La seconde, pour le capitaliste qui prend son baluchon et quitte la production, mais sans perdre son ambition, c’est de retourner à ses vieilles amours…. Il peut se replier vers la forme d’exploitation antérieure à la révolution industrielle : la perception d’une rente sur la ressource naturelle. Une vraie rente, sur un fond indestructible comme jadis la terre et les points d’eau.
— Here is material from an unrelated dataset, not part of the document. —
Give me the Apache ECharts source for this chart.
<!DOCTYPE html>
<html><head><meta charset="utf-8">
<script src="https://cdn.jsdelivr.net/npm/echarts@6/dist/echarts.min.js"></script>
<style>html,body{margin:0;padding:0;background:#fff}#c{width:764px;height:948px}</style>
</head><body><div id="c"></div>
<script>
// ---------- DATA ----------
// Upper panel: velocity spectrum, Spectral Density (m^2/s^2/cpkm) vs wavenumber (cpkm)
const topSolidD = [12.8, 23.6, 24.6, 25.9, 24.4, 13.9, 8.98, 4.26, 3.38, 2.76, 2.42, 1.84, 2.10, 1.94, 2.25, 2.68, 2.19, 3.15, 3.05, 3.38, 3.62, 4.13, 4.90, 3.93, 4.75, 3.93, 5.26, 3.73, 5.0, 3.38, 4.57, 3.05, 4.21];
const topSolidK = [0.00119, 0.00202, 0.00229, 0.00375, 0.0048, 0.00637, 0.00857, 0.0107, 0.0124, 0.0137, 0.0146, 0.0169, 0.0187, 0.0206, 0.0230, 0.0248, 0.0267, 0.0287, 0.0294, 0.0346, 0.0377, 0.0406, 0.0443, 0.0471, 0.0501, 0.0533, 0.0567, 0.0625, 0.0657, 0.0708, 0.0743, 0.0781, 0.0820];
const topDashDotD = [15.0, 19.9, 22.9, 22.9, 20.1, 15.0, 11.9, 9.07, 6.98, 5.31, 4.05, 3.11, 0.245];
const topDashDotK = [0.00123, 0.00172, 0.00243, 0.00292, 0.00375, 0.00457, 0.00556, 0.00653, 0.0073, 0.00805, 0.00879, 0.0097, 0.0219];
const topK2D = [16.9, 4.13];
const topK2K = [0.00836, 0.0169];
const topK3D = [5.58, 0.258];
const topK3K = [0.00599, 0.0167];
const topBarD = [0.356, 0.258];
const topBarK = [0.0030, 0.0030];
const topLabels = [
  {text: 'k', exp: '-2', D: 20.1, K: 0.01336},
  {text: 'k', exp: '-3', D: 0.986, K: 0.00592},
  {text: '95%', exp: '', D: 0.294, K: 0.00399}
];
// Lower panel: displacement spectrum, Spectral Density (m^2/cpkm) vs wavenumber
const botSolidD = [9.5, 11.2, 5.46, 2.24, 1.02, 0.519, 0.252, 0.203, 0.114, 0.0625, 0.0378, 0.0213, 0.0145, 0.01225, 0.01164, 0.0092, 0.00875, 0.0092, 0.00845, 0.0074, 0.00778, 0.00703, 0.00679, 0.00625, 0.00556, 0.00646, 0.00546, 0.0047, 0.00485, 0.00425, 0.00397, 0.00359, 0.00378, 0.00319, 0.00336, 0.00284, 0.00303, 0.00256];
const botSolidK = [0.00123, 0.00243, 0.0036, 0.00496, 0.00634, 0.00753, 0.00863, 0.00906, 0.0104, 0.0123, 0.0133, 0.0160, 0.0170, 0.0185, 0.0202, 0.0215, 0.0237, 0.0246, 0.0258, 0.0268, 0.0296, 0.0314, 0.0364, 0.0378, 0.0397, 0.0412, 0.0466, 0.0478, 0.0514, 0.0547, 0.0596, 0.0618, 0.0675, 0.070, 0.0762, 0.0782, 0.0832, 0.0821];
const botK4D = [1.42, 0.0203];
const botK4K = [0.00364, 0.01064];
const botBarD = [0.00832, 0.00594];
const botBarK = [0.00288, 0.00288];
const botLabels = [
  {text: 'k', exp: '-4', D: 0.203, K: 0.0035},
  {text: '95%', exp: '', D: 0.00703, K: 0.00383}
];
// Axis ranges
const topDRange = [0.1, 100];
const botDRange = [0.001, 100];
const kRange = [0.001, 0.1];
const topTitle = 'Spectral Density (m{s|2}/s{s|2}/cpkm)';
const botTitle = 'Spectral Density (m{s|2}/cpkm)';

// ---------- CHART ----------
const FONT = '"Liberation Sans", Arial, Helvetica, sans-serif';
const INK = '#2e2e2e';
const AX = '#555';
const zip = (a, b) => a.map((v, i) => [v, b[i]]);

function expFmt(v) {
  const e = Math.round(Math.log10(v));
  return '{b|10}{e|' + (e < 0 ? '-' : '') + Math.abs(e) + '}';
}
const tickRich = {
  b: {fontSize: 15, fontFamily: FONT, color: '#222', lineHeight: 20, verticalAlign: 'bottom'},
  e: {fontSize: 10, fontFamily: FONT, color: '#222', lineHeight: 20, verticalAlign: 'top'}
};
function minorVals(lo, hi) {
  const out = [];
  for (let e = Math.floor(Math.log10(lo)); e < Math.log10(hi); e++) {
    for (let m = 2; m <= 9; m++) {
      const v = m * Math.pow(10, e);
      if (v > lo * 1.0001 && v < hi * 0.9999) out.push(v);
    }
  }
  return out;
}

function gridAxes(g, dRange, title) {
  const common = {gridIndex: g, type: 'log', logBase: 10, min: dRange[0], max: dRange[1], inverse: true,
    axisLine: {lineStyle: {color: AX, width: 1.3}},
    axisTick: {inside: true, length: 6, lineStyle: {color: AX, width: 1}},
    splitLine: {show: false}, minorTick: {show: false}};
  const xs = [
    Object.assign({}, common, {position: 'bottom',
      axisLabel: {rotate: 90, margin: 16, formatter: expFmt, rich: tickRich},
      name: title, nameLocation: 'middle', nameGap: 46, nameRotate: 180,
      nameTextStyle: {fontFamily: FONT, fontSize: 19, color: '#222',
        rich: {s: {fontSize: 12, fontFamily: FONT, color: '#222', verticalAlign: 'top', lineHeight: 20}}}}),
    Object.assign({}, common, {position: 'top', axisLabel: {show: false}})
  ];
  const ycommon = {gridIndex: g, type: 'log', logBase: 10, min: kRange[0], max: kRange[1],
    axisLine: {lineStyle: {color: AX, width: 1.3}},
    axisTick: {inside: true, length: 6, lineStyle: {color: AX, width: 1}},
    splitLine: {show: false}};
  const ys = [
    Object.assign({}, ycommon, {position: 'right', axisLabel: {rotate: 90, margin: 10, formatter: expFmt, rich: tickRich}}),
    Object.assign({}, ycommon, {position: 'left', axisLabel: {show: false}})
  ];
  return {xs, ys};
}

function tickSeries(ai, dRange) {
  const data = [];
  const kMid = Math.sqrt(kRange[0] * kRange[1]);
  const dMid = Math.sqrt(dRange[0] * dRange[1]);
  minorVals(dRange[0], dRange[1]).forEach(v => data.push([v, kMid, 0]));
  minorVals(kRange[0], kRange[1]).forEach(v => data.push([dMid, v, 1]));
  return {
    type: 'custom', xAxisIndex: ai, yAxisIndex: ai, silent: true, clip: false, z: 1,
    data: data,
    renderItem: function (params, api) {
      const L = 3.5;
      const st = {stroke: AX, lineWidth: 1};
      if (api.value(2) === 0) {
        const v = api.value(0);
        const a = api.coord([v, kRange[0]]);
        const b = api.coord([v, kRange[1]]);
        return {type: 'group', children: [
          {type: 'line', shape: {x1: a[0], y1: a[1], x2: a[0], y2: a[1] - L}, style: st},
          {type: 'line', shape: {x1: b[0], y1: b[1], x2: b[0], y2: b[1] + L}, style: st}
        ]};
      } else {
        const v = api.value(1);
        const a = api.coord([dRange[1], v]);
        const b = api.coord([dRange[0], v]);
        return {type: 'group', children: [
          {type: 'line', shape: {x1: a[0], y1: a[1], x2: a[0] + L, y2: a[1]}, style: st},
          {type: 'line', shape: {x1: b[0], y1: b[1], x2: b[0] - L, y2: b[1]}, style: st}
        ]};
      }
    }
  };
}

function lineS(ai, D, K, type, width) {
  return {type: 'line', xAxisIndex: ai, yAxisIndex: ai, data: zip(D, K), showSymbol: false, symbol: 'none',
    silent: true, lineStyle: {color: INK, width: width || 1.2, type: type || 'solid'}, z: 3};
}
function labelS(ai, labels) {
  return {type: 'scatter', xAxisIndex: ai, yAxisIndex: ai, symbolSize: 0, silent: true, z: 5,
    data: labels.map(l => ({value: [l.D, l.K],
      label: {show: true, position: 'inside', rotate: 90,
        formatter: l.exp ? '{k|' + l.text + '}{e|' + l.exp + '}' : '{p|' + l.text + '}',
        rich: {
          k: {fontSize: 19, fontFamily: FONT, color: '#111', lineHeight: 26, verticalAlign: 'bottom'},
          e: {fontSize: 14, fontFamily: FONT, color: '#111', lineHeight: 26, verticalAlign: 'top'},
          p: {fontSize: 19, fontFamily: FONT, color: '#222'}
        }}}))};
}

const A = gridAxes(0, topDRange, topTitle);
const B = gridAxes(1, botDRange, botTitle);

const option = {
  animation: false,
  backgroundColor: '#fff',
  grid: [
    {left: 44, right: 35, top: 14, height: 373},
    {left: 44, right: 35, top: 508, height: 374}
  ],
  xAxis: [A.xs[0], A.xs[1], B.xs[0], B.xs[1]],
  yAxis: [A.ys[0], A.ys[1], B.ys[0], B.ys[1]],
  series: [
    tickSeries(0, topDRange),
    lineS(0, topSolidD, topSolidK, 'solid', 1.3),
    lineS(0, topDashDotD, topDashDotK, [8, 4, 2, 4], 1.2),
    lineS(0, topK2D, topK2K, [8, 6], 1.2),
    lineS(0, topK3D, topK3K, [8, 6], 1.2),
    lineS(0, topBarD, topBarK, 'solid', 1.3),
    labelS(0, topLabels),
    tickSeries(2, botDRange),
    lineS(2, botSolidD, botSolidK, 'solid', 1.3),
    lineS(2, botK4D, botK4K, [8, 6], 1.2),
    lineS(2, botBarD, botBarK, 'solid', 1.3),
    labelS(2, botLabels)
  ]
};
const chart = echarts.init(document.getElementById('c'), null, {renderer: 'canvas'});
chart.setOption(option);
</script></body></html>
Cette rente sur la ressource naturelle n’est pas dépendante du facteur travail, car associer les matières premières pour leur donner une utilité plus grande n’y entre pour rien et ne vient qu’après. Pour percevoir la rente, c’est défendre l’accès qui est tout. C’est une extorsion pure, qui repose sur la force. L’extorsion a toujours été la voie royale vers la richesse.
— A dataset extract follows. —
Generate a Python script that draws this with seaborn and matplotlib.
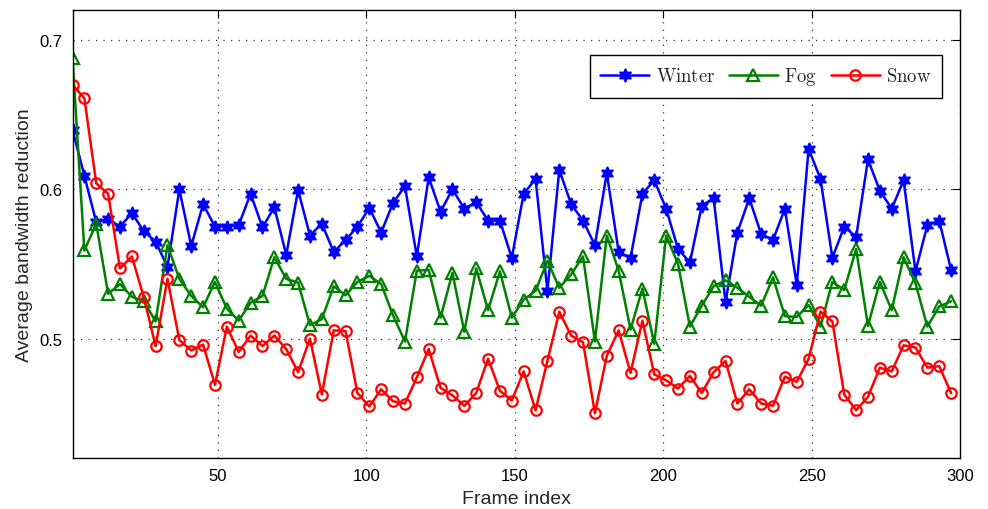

Elle est illustrée aujourd’hui par la rente sur le pétrole, mais elle a toujours existé, particulièrement sur les produits agricoles ; on a un peu négligé cette approche, depuis la révolution industrielle, parce que la dépendance sur travail humain en rendait l’application lourde. Avec la mécanisation progressive de l’agriculture, on va pouvoir y revenir en parfaite quiétude. Produire ? Bon pour les gagne-petit. Amusant, mais l’extorsion fait plus sérieux.
La troisième option du Capital est celle de la spéculation. Pas la spéculation triviale, liée à l’achat et la revente de quoi que ce soit, car dans un économie d’abondance elle se confond avec le commerce. La vraie spéculation a maintenant lieu sur autre chose : le passage du réel au symbolique.
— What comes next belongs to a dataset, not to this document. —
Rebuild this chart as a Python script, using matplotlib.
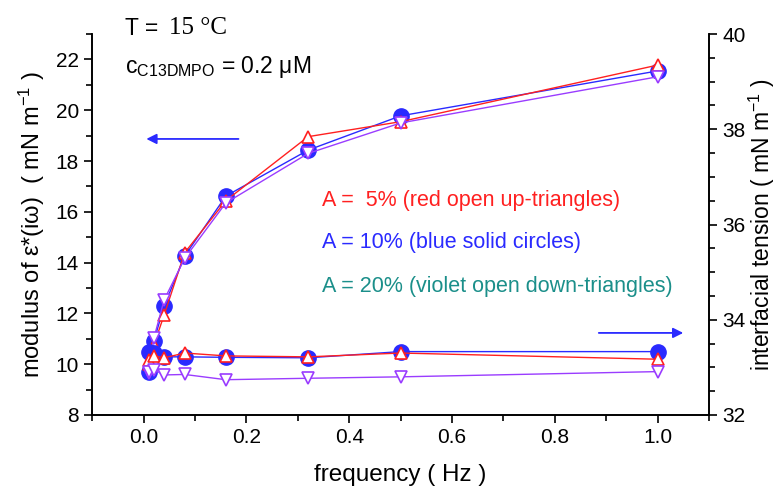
import matplotlib
matplotlib.use("Agg")
import matplotlib.pyplot as plt
from matplotlib.ticker import MultipleLocator

plt.rcParams["font.family"] = ["Liberation Sans", "DejaVu Sans"]
plt.rcParams["mathtext.fontset"] = "custom"
plt.rcParams["mathtext.rm"] = "Liberation Sans"
plt.rcParams["mathtext.default"] = "regular"

freq = [0.01, 0.02, 0.04, 0.08, 0.16, 0.32, 0.5, 1.0]

# modulus of the dilational elasticity (left axis, mN/m)
mod_5 = [10.0, 10.75, 11.94, 14.39, 16.44, 18.96, 19.55, 21.78]
mod_10 = [9.70, 10.91, 12.29, 14.26, 16.62, 18.43, 19.78, 21.55]
mod_20 = [9.67, 11.02, 12.53, 14.17, 16.35, 18.30, 19.50, 21.32]

# interfacial tension (right axis, mN/m)
ten_5 = [33.15, 33.24, 33.20, 33.30, 33.24, 33.22, 33.30, 33.17]
ten_10 = [33.33, 33.30, 33.22, 33.22, 33.21, 33.20, 33.33, 33.33]
ten_20 = [32.90, 32.95, 32.84, 32.85, 32.74, 32.77, 32.80, 32.91]

RED = "#ff2020"
BLUE = "#2a2aff"
VIOLET = "#9a3cff"
TEAL = "#1b8f8a"

fig = plt.figure(figsize=(7.81, 4.87), dpi=100)
ax = fig.add_axes([0.118, 0.148, 0.790, 0.782])
ax2 = ax.twinx()

blue_kw = dict(color=BLUE, lw=1, marker="o", ms=11, mfc=BLUE, mec=BLUE)
red_kw = dict(color=RED, lw=1, marker="^", ms=8.5, mfc="white", mec=RED, mew=1.2)
violet_kw = dict(color=VIOLET, lw=1, marker="v", ms=8.5, mfc="white", mec=VIOLET, mew=1.2)

ax.plot(freq, mod_10, **blue_kw)
ax.plot(freq, mod_5, **red_kw)
ax.plot(freq, mod_20, **violet_kw)
ax2.plot(freq, ten_10, **blue_kw)
ax2.plot(freq, ten_5, **red_kw)
ax2.plot(freq, ten_20, **violet_kw)

ax.set_xlim(-0.1, 1.1)
ax.set_ylim(8, 23)
ax2.set_ylim(32, 40)

ax.xaxis.set_major_locator(MultipleLocator(0.2))
ax.xaxis.set_minor_locator(MultipleLocator(0.1))
ax.yaxis.set_major_locator(MultipleLocator(2))
ax.yaxis.set_minor_locator(MultipleLocator(1))
ax2.yaxis.set_major_locator(MultipleLocator(2))
ax2.yaxis.set_minor_locator(MultipleLocator(0.5))

for a in (ax, ax2):
    a.spines["top"].set_visible(False)
    for s in a.spines.values():
        s.set_linewidth(1.2)
    a.tick_params(which="major", direction="out", length=6, width=1.2, labelsize=15)
    a.tick_params(which="minor", direction="out", length=4, width=1.2)
ax.set_xticks([0.0, 0.2, 0.4, 0.6, 0.8, 1.0])
ax.set_xticklabels(["0.0", "0.2", "0.4", "0.6", "0.8", "1.0"])

ax.set_xlabel("frequency ( Hz )", fontsize=17.5, labelpad=12)
ax.set_ylabel("modulus of ε*(iω)  ( mN m$^{-1}$ )", fontsize=17, labelpad=6)
ax2.set_ylabel("interfacial tension ( mN m$^{-1}$ )", fontsize=16.5, labelpad=1)

# arrows pointing to the relevant axis
ax.annotate("", xy=(0.0, 18.87), xytext=(0.19, 18.87),
            arrowprops=dict(arrowstyle="-|>", color=BLUE, lw=1.3, mutation_scale=15))
ax.annotate("", xy=(1.055, 11.23), xytext=(0.88, 11.23),
            arrowprops=dict(arrowstyle="-|>", color=BLUE, lw=1.3, mutation_scale=15))

ax2.text(0.372, 0.564, "A =  5% (red open up-triangles)", color=RED, fontsize=15.5,
         transform=ax.transAxes, va="center")
ax2.text(0.372, 0.454, "A = 10% (blue solid circles)", color=BLUE, fontsize=15.5,
         transform=ax.transAxes, va="center")
ax2.text(0.372, 0.336, "A = 20% (violet open down-triangles)", color=TEAL, fontsize=15.5,
         transform=ax.transAxes, va="center")

fig.text(0.160, 0.9425, "T = ", fontsize=16.5, va="center")
fig.text(0.216, 0.9425, "15 °C", fontsize=18, va="center", family="Liberation Serif")
fig.text(0.160, 0.862, "c$_{C13DMPO}$ = 0.2 μM", fontsize=16.5, va="center")

fig.savefig("out.png", dpi=100)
Une économie d’interdépendance exige des échanges bien au-delà du troc. Elle exige donc, pour que soient facilités ces échanges, que l’utilité (valeur réelle) de tout bien ou service soit exprimée en monnaie (valeur symbolique). Cette conversion est indispensable et quiconque contrôle les conditions de cette conversion possède un pouvoir enorme. C’est l’Etat qui en théorie exerce ce contrôle et détient ce pouvoir
Quand le capitaliste quitte la production, il peut viser le contrôle de l’État et du processus de création de monnaie. Il aura du même coup celui des ressources naturelles – qui ultimement repose sur la force de l’État – se gardant ainsi un ancrage au niveau de la réalité matérielle, mais en se donnnant aussi le plaisir de la spéculation.
Les variables qui déterminent le succès d’une spéculation sont toutes aujourd’hui directement ou indirectement sous le contrôle de l’État. Même si c’est une catastrophe naturelle qui déclanche une occasion d’affaire, c’est la réaction de l’État pour faire face à la catastrophe qui sera au coeur de la spéculation qui en résultera.
Ceux qui speculent, aujourd’hui, seront vite ruinés, s’ils ne comprennent pas que toutes les roulettes sont mises en mouvement par l’État et que seuls peuvent y gagner les amis de ceux qui les font tourner. Seuls ceux qui agissent de connivence avec l’État peuvent désormais spéculer et gagner. Les gros pontes jouent toujours avec la banque.
Quand le capitaliste quitte la production en amenant avec lui les symboles de la richesse corporative pour l’affecter à sa spéculation, il est le vrai bourdon dans la ruche, car cette activité de spéculation ne produit aucune richesse et ne sert qu’à départager les capitalistes entre eux… aux frais des autres… Il est alors a son plus nefaste.